Thursday 26 April 2018

Carson keen to draw on past experience

Northern Ireland defender Jonny Evans turns his hand to hurling during the launch of Sport Uniting Communities – a collaboration project between the Irish FA, Ulster GAA and Ulster rugby
Northern Ireland defender Jonny Evans turns his hand to hurling during the launch of Sport Uniting Communities – a collaboration project between the Irish FA, Ulster GAA and Ulster rugby

Liam Blackburn

Trevor Carson cast aside holiday plans and shopping catalogues when a Celtic move failed to materialise, but after Saturday the journeyman Northern Irish goalkeeper may finally get to bring out his paint brush.

In Carson's hometown of Killyleagh, at the top of his mother's estate, is a mural depicting the village's international footballers - David Healy, Terry Cochrane and Hugh Henry Davey - along with a question mark and space for the next to represent their country.

When the mural went up in 2006, the theory was Carson, a Northern Ireland youth international who had already been on Sunderland's bench at 17, would soon be on there.

Twelve years on, the space remains unoccupied.

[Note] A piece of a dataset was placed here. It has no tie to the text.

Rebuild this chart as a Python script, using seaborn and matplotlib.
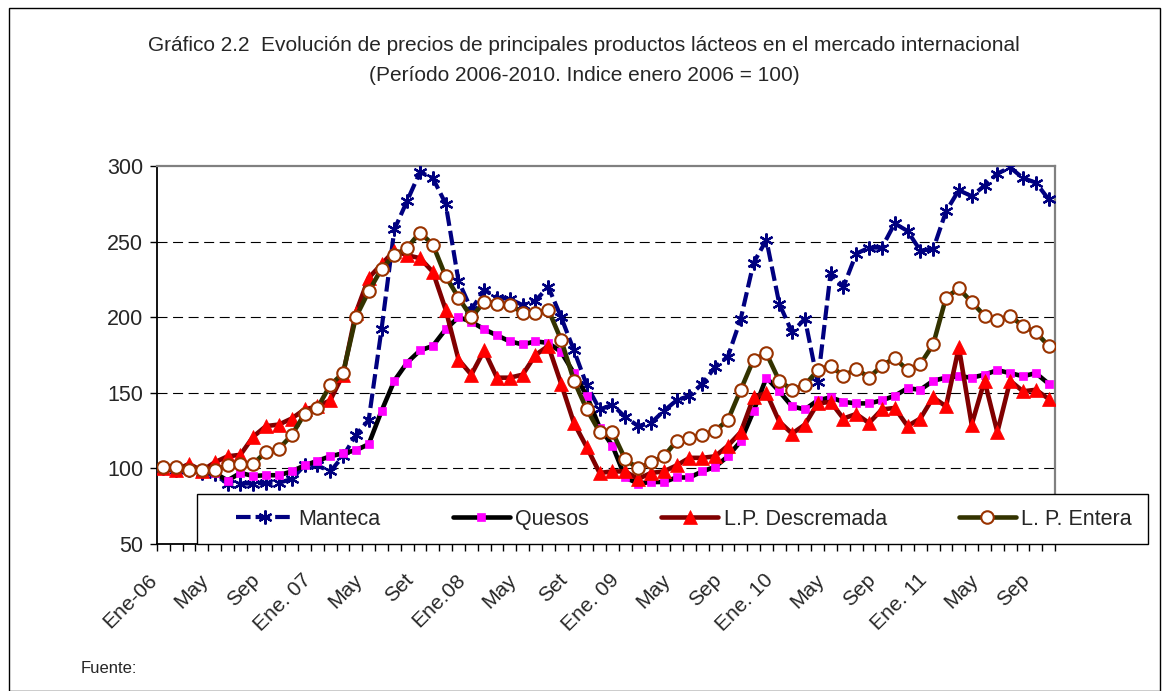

Carson has made a handful of squads but has never won a cap.

That will change on Saturday when Northern Ireland host South Korea if Michael O'Neill gives the 30-year-old his debut as a reflection of his brilliant form at Motherwell.

"If I have to go up and paint myself onto it, I will, honestly," joked Carson.

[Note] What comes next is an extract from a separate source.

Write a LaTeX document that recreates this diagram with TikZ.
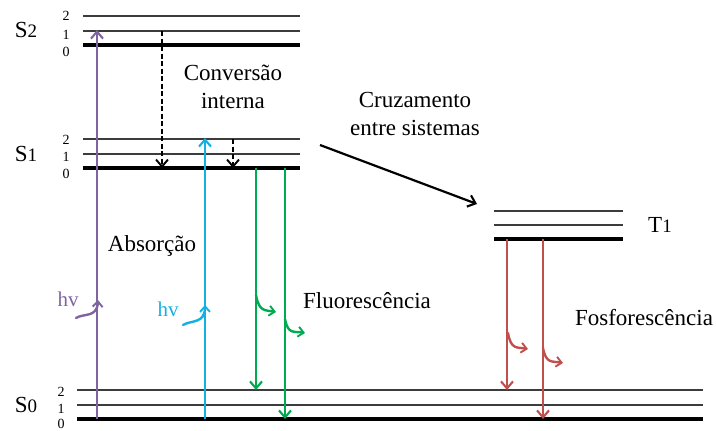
\documentclass[tikz,border=0pt]{standalone}
\usepackage{fontspec}
\setmainfont{Liberation Serif}
\usetikzlibrary{arrows.meta}

\definecolor{absviolet}{RGB}{128,100,162}
\definecolor{abscyan}{RGB}{20,176,228}
\definecolor{fluogreen}{RGB}{0,170,80}
\definecolor{phosred}{RGB}{192,80,77}
\definecolor{levelgray}{RGB}{60,60,60}

\tikzset{
  thinlevel/.style={draw=levelgray, line width=1.4pt},
  groundlevel/.style={draw=black, line width=3.3pt},
  biglabel/.style={font=\fontsize{23}{28}\selectfont, inner sep=0pt, align=center},
  statelabel/.style={font=\fontsize{23}{24}\selectfont, inner sep=0pt},
  vibnum/.style={font=\fontsize{14}{14}\selectfont, inner sep=0pt},
  tip/.style={-{Straight Barb[length=7pt,width=12pt,line width=2.1pt]}},
  transition/.style={tip, line width=2.8pt},
  relax/.style={-{Straight Barb[length=7pt,width=12pt,line width=1.9pt]}, line width=2pt, dash pattern=on 5pt off 2.5pt},
  photon/.style={-{Straight Barb[length=5.5pt,width=10pt,line width=1.9pt]}, line width=2.4pt, line cap=round},
}

\begin{document}
\begin{tikzpicture}[x=1pt, y=-1pt]
\useasboundingbox (0,0) rectangle (716,431);

% ---- S2 levels
\draw[thinlevel] (83,16) -- (300,16);
\draw[thinlevel] (83,31) -- (300,31);
\draw[groundlevel] (83,45) -- (300,45);
% ---- S1 levels
\draw[thinlevel] (83,139) -- (300,139);
\draw[thinlevel] (83,154) -- (300,154);
\draw[groundlevel] (83,168) -- (300,168);
% ---- S0 levels
\draw[thinlevel] (77,390) -- (703,390);
\draw[thinlevel] (77,405) -- (703,405);
\draw[groundlevel] (77,419) -- (703,419);
% ---- T1 levels
\draw[thinlevel] (494,211) -- (623,211);
\draw[thinlevel] (494,225) -- (623,225);
\draw[groundlevel] (494,239) -- (623,239);

% ---- state labels
\node[statelabel] (s2) at (26,30) {S{\fontsize{19}{19}\selectfont 2}};
\node[statelabel] (s1) at (26,154) {S{\fontsize{19}{19}\selectfont 1}};
\node[statelabel] (s0) at (26,405) {S{\fontsize{19}{19}\selectfont 0}};
\node[statelabel] (t1) at (660,225) {T{\fontsize{19}{19}\selectfont 1}};

% ---- vibrational quantum numbers
\node[vibnum] (s2v2) at (66,16) {2};
\node[vibnum] (s2v1) at (66,35) {1};
\node[vibnum] (s2v0) at (66,52) {0};
\node[vibnum] (s1v2) at (66,140) {2};
\node[vibnum] (s1v1) at (66,157) {1};
\node[vibnum] (s1v0) at (66,174) {0};
\node[vibnum] (s0v2) at (61,392) {2};
\node[vibnum] (s0v1) at (61,409) {1};
\node[vibnum] (s0v0) at (61,424) {0};

% ---- end points of the transitions
\coordinate (a1b) at (97,419);  \coordinate (a1t) at (97,30);
\coordinate (a2b) at (205,419); \coordinate (a2t) at (205,138);
\coordinate (c1t) at (162,31);  \coordinate (c1b) at (162,168);
\coordinate (c2t) at (233,139); \coordinate (c2b) at (233,168);
\coordinate (f1t) at (256,168); \coordinate (f1b) at (256,390);
\coordinate (f2t) at (285,168); \coordinate (f2b) at (285,419);
\coordinate (p1t) at (507,239); \coordinate (p1b) at (507,390);
\coordinate (p2t) at (543,239); \coordinate (p2b) at (543,419);
\coordinate (iscA) at (320,145); \coordinate (iscB) at (477,204);

% ---- absorption
\draw[transition, absviolet] (a1b) -- (a1t);
\draw[transition, abscyan] (a2b) -- (a2t);
% ---- internal conversion
\draw[relax] (c1t) -- (c1b);
\draw[relax] (c2t) -- (c2b);
% ---- fluorescence
\draw[transition, fluogreen] (f1t) -- (f1b);
\draw[transition, fluogreen] (f2t) -- (f2b);
% ---- phosphorescence
\draw[transition, phosred] (p1t) -- (p1b);
\draw[transition, phosred] (p2t) -- (p2b);
% ---- intersystem crossing
\draw[transition, black, line width=2.2pt] (iscA) -- (iscB);

% ---- incoming photons
\coordinate (hv1s) at (76,318);  \coordinate (hv1e) at (98,300);
\coordinate (hv2s) at (183,325); \coordinate (hv2e) at (205,305);
\draw[photon, absviolet] (hv1s) .. controls (84,313) and (97,318) .. (hv1e);
\draw[photon, abscyan] (hv2s) .. controls (191,320) and (205,324) .. (hv2e);
\node[font=\fontsize{21}{21}\selectfont, text=absviolet, inner sep=0pt] (hv1) at (68,299) {hv};
\node[font=\fontsize{21}{21}\selectfont, text=abscyan, inner sep=0pt] (hv2) at (168,309) {hv};

% ---- emitted photons
\coordinate (e1s) at (256,295); \coordinate (e1e) at (276,312);
\coordinate (e2s) at (285,319); \coordinate (e2e) at (305,333);
\coordinate (e3s) at (508,333); \coordinate (e3e) at (528,349);
\coordinate (e4s) at (543,348); \coordinate (e4e) at (563,363);
\draw[photon, fluogreen] (e1s) .. controls (259,312) and (265,310) .. (e1e);
\draw[photon, fluogreen] (e2s) .. controls (288,335) and (294,331) .. (e2e);
\draw[photon, phosred] (e3s) .. controls (511,350) and (517,347) .. (e3e);
\draw[photon, phosred] (e4s) .. controls (546,364) and (552,361) .. (e4e);

% ---- process labels
\node[biglabel] (ci) at (233,87) {Conversão\\interna};
\node[biglabel] (isc) at (415,114) {Cruzamento\\entre sistemas};
\node[biglabel] (abs) at (152,246) {Absorção};
\node[biglabel] (fluo) at (367,301) {Fluorescência};
\node[biglabel] (phos) at (644,318) {Fosforescência};
\end{tikzpicture}
\end{document}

"Hopefully I'm better looking than what I am in real life. I've got more important reasons to want my first cap - the sacrifices I've made over the years as a boy, the ups and downs I've had in football … a painting on the wall is not the ultimate for me."

It was the pursuit of international recognition that led Carson to make financial and personal sacrifices this summer when, at the 11th hour, he rejected a more-lucrative offer to stay at Hartlepool near to where his young daughter is.

Carson instead joined Motherwell in the hope Scotland's top flight would give him a bigger platform to showcase his ability.

"It's probably the main reason I went up to Scotland, to get back in Michael's mind," he admitted.

"He said to me when I was playing in League Two that I needed to be playing at a higher standard.

"I haven't been playing any better than I have last four, five years but the fact I've been doing it at a higher standard in the Scottish Premiership has boosted my profile."